Pub Date: Feb. 1st, 2007
ISBN: 1-58648-310-2
Publisher: PublicAffairs

The evolving fortunes of a large Boston firefighting family, the Cocoanut Grove fire of 1942, the changing racial politics of Bean Town, the redemptive powers of work and writing—all intermixed with accounts of the derring-do of fire-and-rescue teams.

Kenney—whose grandfather was among the first on the scene at the Cocoanut Grove and whose father and other relatives have worked in fire-related professions—takes a holiday from the writing of fiction thrillers (The Last Man, 2001, etc.) to construct his own family saga. He seems to have epic aspirations—a multigenerational story with weighty themes of life and death and sacrifice and sin and redemption (all seared by flames)—but the writing is so conventional, so unrelievedly ordinary, that the balloon of his narrative never inflates. The family’s involvement with the Cocoanut Grove fire is of signal importance. The author’s grandfather sustained injuries there that forced his early retirement. And years later, the author’s father (Sonny) became obsessed with the story of the fire, particularly with its origin (still uncertain at the time), and spent more than a dozen years researching the tragedy—interviewing survivors, reading all relevant documents and even promoting the theory that methyl chloride was the principal villain.
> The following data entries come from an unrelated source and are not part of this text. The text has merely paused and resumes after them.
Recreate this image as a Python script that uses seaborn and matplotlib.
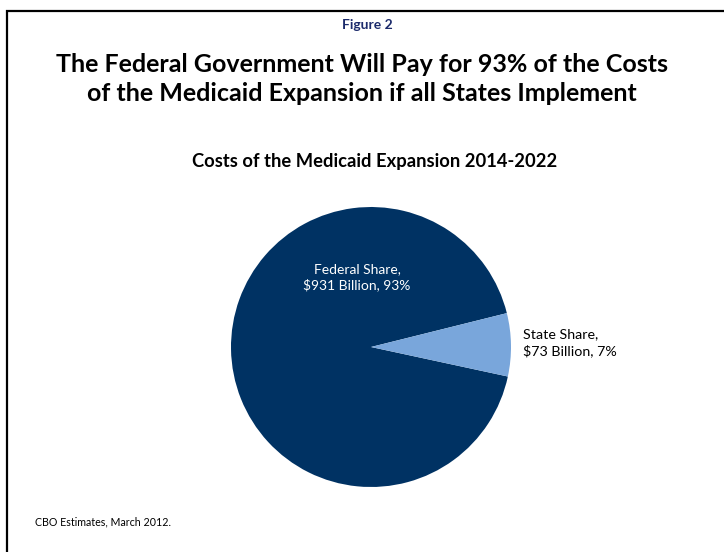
import matplotlib
matplotlib.use("Agg")
import matplotlib.pyplot as plt
import seaborn as sns
from matplotlib.patches import Rectangle

categories = ["Federal Share", "State Share"]
values = [931, 73]          # $ billions
percents = [93, 7]
colors = ["#003263", "#79A6DB"]

sns.set_theme(style="white")
plt.rcParams['font.family'] = ['Lato', 'DejaVu Sans']

fig = plt.figure(figsize=(7.24, 5.52), dpi=100)
fig.patch.set_facecolor("white")

# slide frame
fig.add_artist(Rectangle((7/724, -0.1), 1.2, 1 - 11/552 + 0.1, transform=fig.transFigure,
                         fill=False, edgecolor="black", linewidth=1.6))

ax = fig.add_axes([(371-140)/724, (552-487)/552, 280/724, 280/552])
wedges, _ = ax.pie(values, colors=colors, startangle=14, counterclock=True, radius=1,
                   wedgeprops=dict(linewidth=0))
ax.set_xlim(-1, 1); ax.set_ylim(-1, 1); ax.set_aspect("equal")
ax.axis("off")

ax.text(-0.1, 0.5, f"{categories[0]},\n${values[0]} Billion, {percents[0]}%", color="white",
        ha="center", va="center", fontsize=10, linespacing=1.3)
ax.text(1.085, 0.03, f"{categories[1]},\n${values[1]} Billion, {percents[1]}%", color="black",
        ha="left", va="center", fontsize=10.3, linespacing=1.35)

fig.text(367/724, 1 - 25/552, "Figure 2", ha="center", va="center", fontsize=10,
         fontweight="bold", color="#1B2A6B")
fig.text(362/724, 1 - 79/552,
         "The Federal Government Will Pay for 93% of the Costs\nof the Medicaid Expansion if all States Implement",
         ha="center", va="center", fontsize=18, fontweight="bold", color="black", linespacing=1.35)
fig.text(375/724, 1 - 162/552, "Costs of the Medicaid Expansion 2014-2022", ha="center", va="center",
         fontsize=13.2, fontweight="bold", color="black")
fig.text(35/724, 1 - 522/552, "CBO Estimates, March 2012.", ha="left", va="center",
         fontsize=7.7, color="black")

fig.savefig("out.png", dpi=100, facecolor="white")
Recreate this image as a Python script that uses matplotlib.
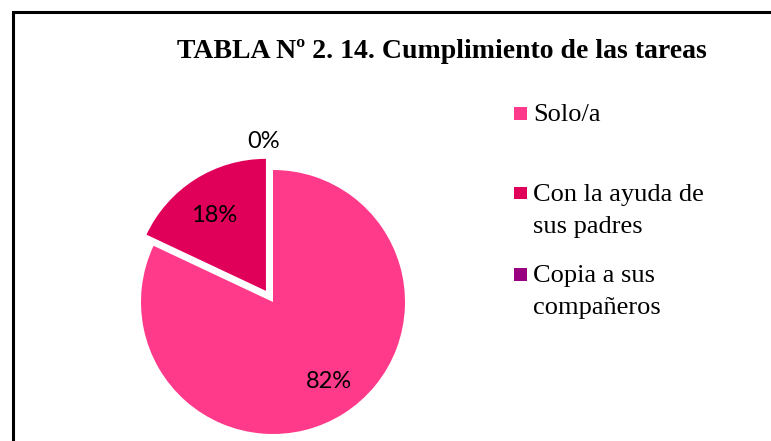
import numpy as np
import matplotlib
matplotlib.use("Agg")
import matplotlib.pyplot as plt
from matplotlib.patches import Rectangle

title = "TABLA Nº 2. 14. Cumplimiento de las tareas"
categories = ["Solo/a", "Con la ayuda de\nsus padres", "Copia a sus\ncompañeros"]
values = [82, 18, 0]
colors = ["#FF3A8A", "#E0005A", "#990080"]
explode = [0, 0.1, 0]

W, H = 771, 441
fig = plt.figure(figsize=(W / 100, H / 100), dpi=100)

# outer frame (continues past right and bottom edges)
fig.add_artist(Rectangle((13 / W, -0.1), 1.2, (H - 11.5) / H + 0.1,
                         transform=fig.transFigure, fill=False,
                         edgecolor="black", linewidth=2.2, clip_on=False))

# pie axes: center (273, 302) px, radius 132 px
R = 132
cx, cy = 273, H - 302
half = 1.2
size = 2 * half * R
ax = fig.add_axes([(cx - size / 2) / W, (cy - size / 2) / H, size / W, size / H])

wedges, texts, autotexts = ax.pie(
    values, colors=colors, explode=explode, startangle=90, counterclock=False,
    autopct=lambda p: f"{p:.0f}%", pctdistance=0.72, radius=1,
    wedgeprops=dict(linewidth=0),
    textprops=dict(fontsize=17, family="Lato", color="black"))
ax.set_xlim(-half, half)
ax.set_ylim(-half, half)
ax.set_aspect("equal")
ax.axis("off")
for w in wedges:
    w.set_clip_on(False)
for t in autotexts:
    t.set_va("center_baseline")
# nudge the labels to where the reference places them
x0, y0 = autotexts[0].get_position()
autotexts[0].set_position((x0 + 0.04, y0 + 0.02))
x1, y1 = autotexts[1].get_position()
autotexts[1].set_position((x1 - 0.01, y1 - 0.02))
# the 0% label sits just outside the pie at the top
theta = np.deg2rad(90 + 3.5)
autotexts[2].set_position((1.23 * np.cos(theta), 1.23 * np.sin(theta)))

# title
fig.text(441.5 / W, 1 - 52 / H, title, ha="center", va="center",
         fontsize=20, fontweight="bold", family="Liberation Serif")

# legend (handle aligned with the first text line)
leg_y = [113, 193, 274]
sq = 13
for cat, col, y in zip(categories, colors, leg_y):
    fig.add_artist(Rectangle((513.5 / W, 1 - (y + sq / 2) / H), sq / W, sq / H,
                             transform=fig.transFigure, facecolor=col,
                             edgecolor="none"))
    fig.text(533 / W, 1 - (y - 9) / H, cat, ha="left", va="top",
             fontsize=19, family="Liberation Serif", linespacing=1.56)

fig.savefig("out.png", dpi=100)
Sonny, who’d never had any literary aspirations, even published a few articles on the subject. (He, too, had retired early from the Boston Fire Department for injury-related reasons.) Kenney deals with the ugly racial issues prominent in Boston during the 1970s and ’80s (forced busing, hiring quotas). A couple of his brothers failed to gain BFD positions because a judge had determined that the virtually all-white department must integrate, even if it meant employing less-qualified members of minority groups. The Kenneys, one and all, were outraged. The author deals, as well, with Sonny’s long-running (and often losing) battle with alcoholism. Late in life, he joined AA, which seems to be helping.

Some poignant stories, lots of ambition, but the result is but a flicker of a flame.